Dustin is an artist in his own right. He writes darker songs, fraught with echoes of Nick Cave and Leonard Cohen. If the father has an easy smile that draws you close, the son has a brooding countenance that is mystery and knowledge all his own.
They open with “Come A-Rain,” a name check of juxtaposition – citing cultural icons, then evoking truths that seem oxymoronic to the essential reality of the named. “Fellini was a scientist/ Dante was a thug/ Buddha was a cowboy/ and Amelia, Amelia was a stud…”
Dustin whipstitches electric slide against his father’s chop-chop tribal acoustic guitar, the echoed chorus almost trancelike. Not quite dervish whirlingness, there’s a trancelike reality at work, a song that topples totemics in a way that confronts and perhaps undermines all the things we hold true about the famous.
Welch talks about the trouble in the world – meltdowns nuclear and working class, the revolutions in Egpyt and Wisconsin, tsunamis and earthquakes – without being specific. He sings “Trouble Out There” and “The Great Emancipation” and “Widows Prayer,” and injects some sort of balm into the starkness, comfort on the trembling earth and torn reality.
Apples don’t fall far from the tree. Dustin does a nimble job expanding and embroidering his father’s melodies. Hints of hiss, lines that burn, the National guitar takes the songs to more surging places, adding dimension and urgency.

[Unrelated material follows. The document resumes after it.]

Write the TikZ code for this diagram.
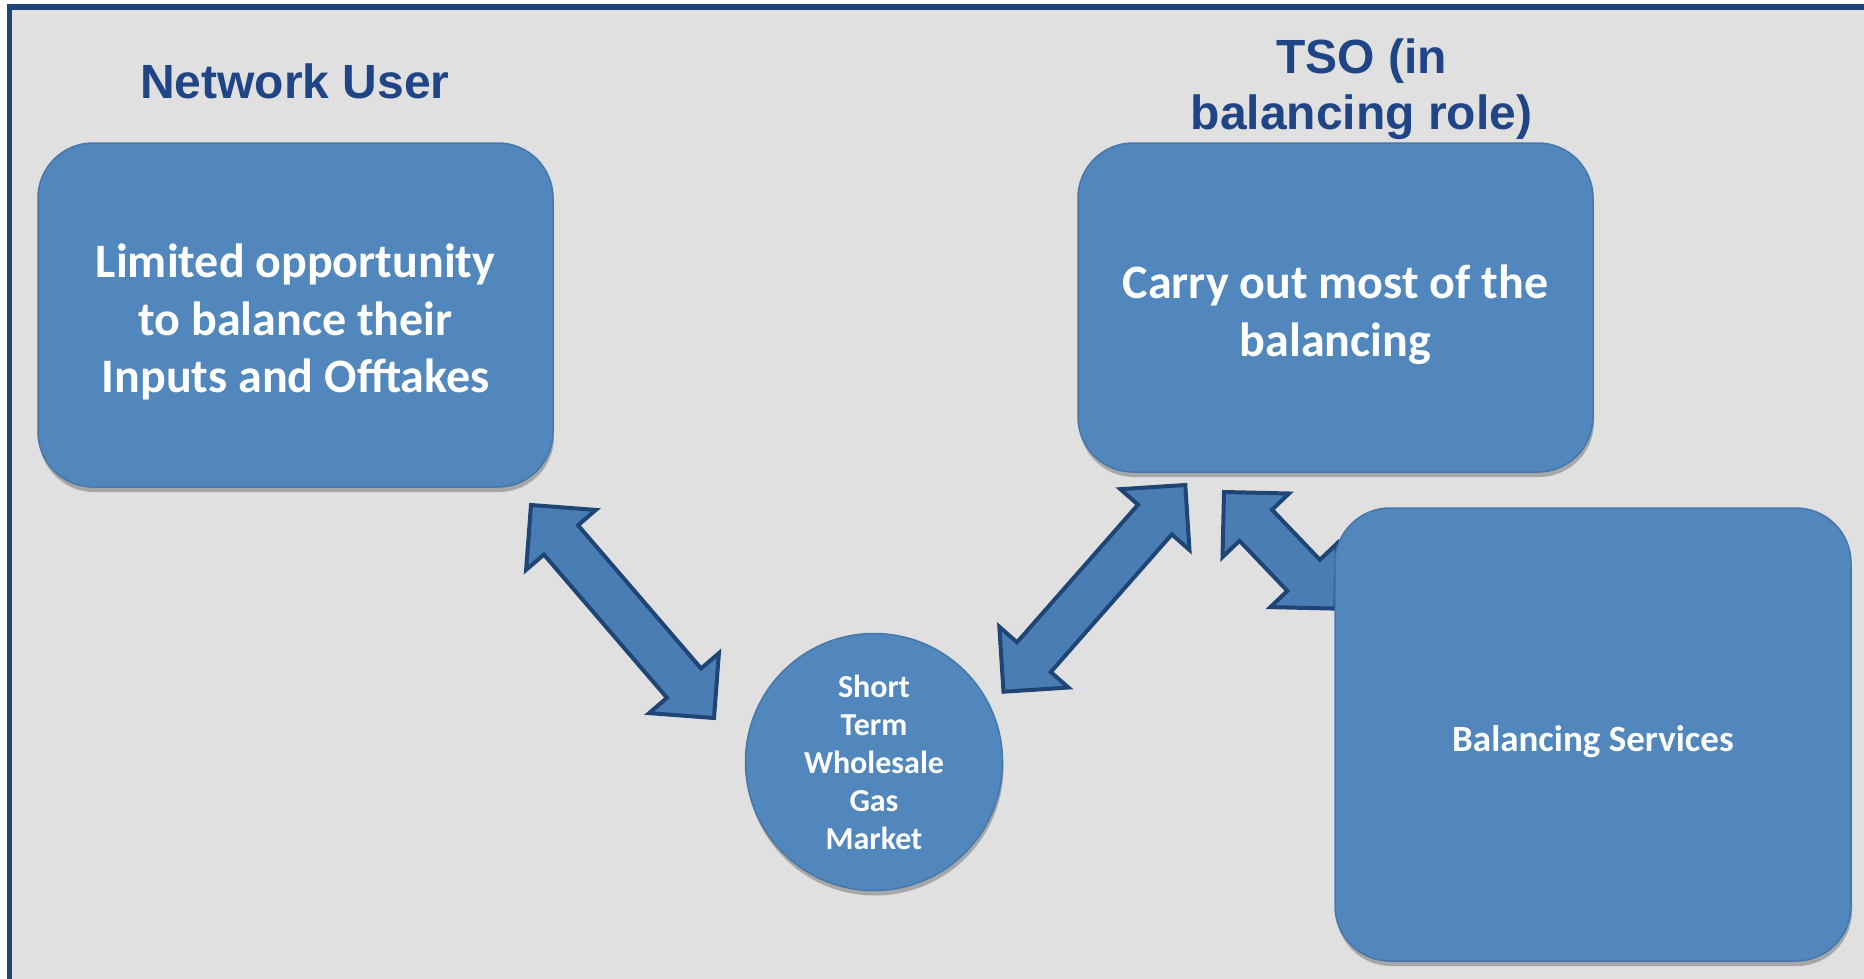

But even more kinetic is his take on “Whiskey Priest,” a stark, tense blues that stabs and starts under the younger Welch’s charcoal dusted voice, all crunchy and throaty insurrection. It is a natural thing – what comes spewing from his throat, as disconcerting as his father is comforting, a challenge that explodes as the two men taunt their guitars with almost metronomic fervor.